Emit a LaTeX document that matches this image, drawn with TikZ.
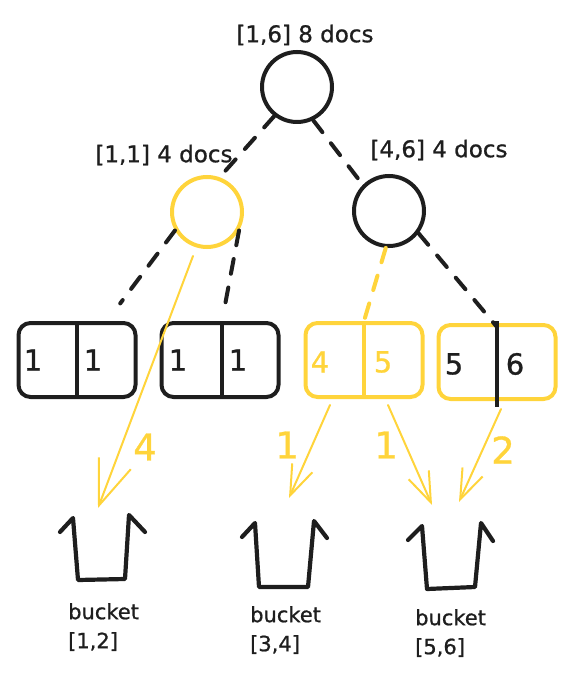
\documentclass[tikz,border=0pt]{standalone}
\usepackage{fontspec}
\setmainfont{DejaVu Sans}[FakeBold=0.9]
\usepackage{tikz}
\usetikzlibrary{arrows.meta}
\definecolor{ink}{HTML}{1E1E1E}
\definecolor{hl}{HTML}{FFD43B}
\tikzstyle{treenode} = [draw=ink, circle, line width=4pt,
    minimum size=70pt, inner sep=0pt]
\tikzstyle{leafbox} = [draw=ink, rectangle, rounded corners=12pt,
    line width=4pt, minimum width=117pt, minimum height=74pt]
\tikzstyle{rangelbl} = [text=ink, font=\fontsize{23}{28}\selectfont]
\tikzstyle{digit} = [text=ink, inner sep=0pt, font=\fontsize{29}{34}\selectfont]
\tikzstyle{weight} = [text=hl, inner sep=0pt, font=\fontsize{37}{40}\selectfont]
\tikzstyle{branch} = [draw=ink, line width=4pt, line cap=round,
    dash pattern=on 15pt off 14pt]
\tikzstyle{divider} = [draw=ink, line width=4pt]
\tikzstyle{flow} = [draw=hl, line width=2pt, line cap=round]
\tikzstyle{pail} = [draw=ink, line width=4.2pt, line join=round, line cap=round]
\tikzstyle{pailtag} = [text=ink, align=left, anchor=north west, inner sep=0pt,
    font=\fontsize{21}{29}\selectfont]

\begin{document}
\begin{tikzpicture}[x=1pt, y=-1pt]
    \useasboundingbox (0,0) rectangle (574,684);

    % tree
    \node [treenode] (root) at (297,87) {};
    \node [treenode, draw=hl] (left) at (207,212) {};
    \node [treenode] (right) at (389,211) {};
    \node [rangelbl] (rootlbl) at (305,35) {[1,6] 8 docs};
    \node [rangelbl] (leftlbl) at (164,155) {[1,1] 4 docs};
    \node [rangelbl] (rightlbl) at (439,150) {[4,6] 4 docs};

    % leaves
    \node [leafbox] (b1) at (77,360) {};
    \node [leafbox] (b2) at (220,360) {};
    \node [leafbox, draw=hl] (b3) at (364,360) {};
    \node [leafbox, draw=hl] (b4) at (497,362) {};
    \draw [divider] (b1.north) -- (b1.south);
    \draw [divider] ([xshift=2pt]b2.north) -- ([xshift=2pt]b2.south);
    \draw [divider, draw=hl] (b3.north) -- (b3.south);
    \draw [divider] ([yshift=2pt]b4.north) -- ([yshift=-6pt]b4.south);

    \node [digit] (d11) at (33,360) {1};
    \node [digit] (d12) at (93,360) {1};
    \node [digit] (d21) at (178,360) {1};
    \node [digit] (d22) at (238,360) {1};
    \node [digit, text=hl] (d31) at (320,362) {4};
    \node [digit, text=hl] (d32) at (383,362) {5};
    \node [digit] (d41) at (454,364) {5};
    \node [digit] (d42) at (515,364) {6};

    % dashed links
    \draw [branch] (root.-128) -- (left.70);
    \draw [branch] (root.-64) -- (right.135);
    \draw [branch, shorten >=22pt] (left.-150) -- ([xshift=30pt]b1.north);
    \draw [branch, shorten >=8pt] (left.-30) -- ([xshift=2pt]b2.north);
    \draw [branch, draw=hl] (right.-95) -- (b3.north);
    \draw [branch] (right.-37) -- ([yshift=-4pt]b4.north);

    % counts into buckets
    \coordinate (in1) at (98,508);
    \coordinate (in2) at (289,498);
    \coordinate (in3) at (432,505);
    \coordinate (in4) at (459,502);
    \draw [flow, -{Straight Barb[length=45pt, width=34pt]}] ([xshift=-14pt, yshift=-7pt]left.south) -- (in1);
    \draw [flow, -{Straight Barb[length=30pt, width=22pt]}] ([xshift=-34pt, yshift=-6pt]b3.south) -- (in2);
    \draw [flow, -{Straight Barb[length=30pt, width=22pt]}] ([xshift=24pt, yshift=-6pt]b3.south) -- (in3);
    \draw [flow, -{Straight Barb[length=30pt, width=22pt]}] ([xshift=4pt, yshift=-8pt]b4.south) -- (in4);
    \node [weight] (w1) at (145,447) {4};
    \node [weight] (w2) at (287,445) {1};
    \node [weight] (w3) at (386,445) {1};
    \node [weight] (w4) at (503,450) {2};

    % buckets
    \draw [pail] (60,532) -- (73,518) -- (78,580) -- (125,579) -- (129,515) -- (145,532);
    \draw [pail] (242,537) -- (255,523) -- (259,587) -- (308,587) -- (314,521) -- (327,538);
    \draw [pail] (408,540) -- (422,526) -- (427,589) -- (475,587) -- (481,523) -- (493,541);
    \node [pailtag] (p1) at (68,603) {bucket\\{}[1,2]};
    \node [pailtag] (p2) at (250,606) {bucket\\{}[3,4]};
    \node [pailtag] (p3) at (415,609) {bucket\\{}[5,6]};

\end{tikzpicture}
\end{document}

-------

» GOAL OF THE EXERCISE
Quote, exactly and only, the lines from the first line of the data above through the line containing "([yshift=2pt]b4.north) -- ([yshift=-6pt]b4.south);". The pictures do not belong in it.

» COMPLETED TASK
Emit a LaTeX document that matches this image, drawn with TikZ.
\documentclass[tikz,border=0pt]{standalone}
\usepackage{fontspec}
\setmainfont{DejaVu Sans}[FakeBold=0.9]
\usepackage{tikz}
\usetikzlibrary{arrows.meta}
\definecolor{ink}{HTML}{1E1E1E}
\definecolor{hl}{HTML}{FFD43B}
\tikzstyle{treenode} = [draw=ink, circle, line width=4pt,
    minimum size=70pt, inner sep=0pt]
\tikzstyle{leafbox} = [draw=ink, rectangle, rounded corners=12pt,
    line width=4pt, minimum width=117pt, minimum height=74pt]
\tikzstyle{rangelbl} = [text=ink, font=\fontsize{23}{28}\selectfont]
\tikzstyle{digit} = [text=ink, inner sep=0pt, font=\fontsize{29}{34}\selectfont]
\tikzstyle{weight} = [text=hl, inner sep=0pt, font=\fontsize{37}{40}\selectfont]
\tikzstyle{branch} = [draw=ink, line width=4pt, line cap=round,
    dash pattern=on 15pt off 14pt]
\tikzstyle{divider} = [draw=ink, line width=4pt]
\tikzstyle{flow} = [draw=hl, line width=2pt, line cap=round]
\tikzstyle{pail} = [draw=ink, line width=4.2pt, line join=round, line cap=round]
\tikzstyle{pailtag} = [text=ink, align=left, anchor=north west, inner sep=0pt,
    font=\fontsize{21}{29}\selectfont]

\begin{document}
\begin{tikzpicture}[x=1pt, y=-1pt]
    \useasboundingbox (0,0) rectangle (574,684);

    % tree
    \node [treenode] (root) at (297,87) {};
    \node [treenode, draw=hl] (left) at (207,212) {};
    \node [treenode] (right) at (389,211) {};
    \node [rangelbl] (rootlbl) at (305,35) {[1,6] 8 docs};
    \node [rangelbl] (leftlbl) at (164,155) {[1,1] 4 docs};
    \node [rangelbl] (rightlbl) at (439,150) {[4,6] 4 docs};

    % leaves
    \node [leafbox] (b1) at (77,360) {};
    \node [leafbox] (b2) at (220,360) {};
    \node [leafbox, draw=hl] (b3) at (364,360) {};
    \node [leafbox, draw=hl] (b4) at (497,362) {};
    \draw [divider] (b1.north) -- (b1.south);
    \draw [divider] ([xshift=2pt]b2.north) -- ([xshift=2pt]b2.south);
    \draw [divider, draw=hl] (b3.north) -- (b3.south);
    \draw [divider] ([yshift=2pt]b4.north) -- ([yshift=-6pt]b4.south);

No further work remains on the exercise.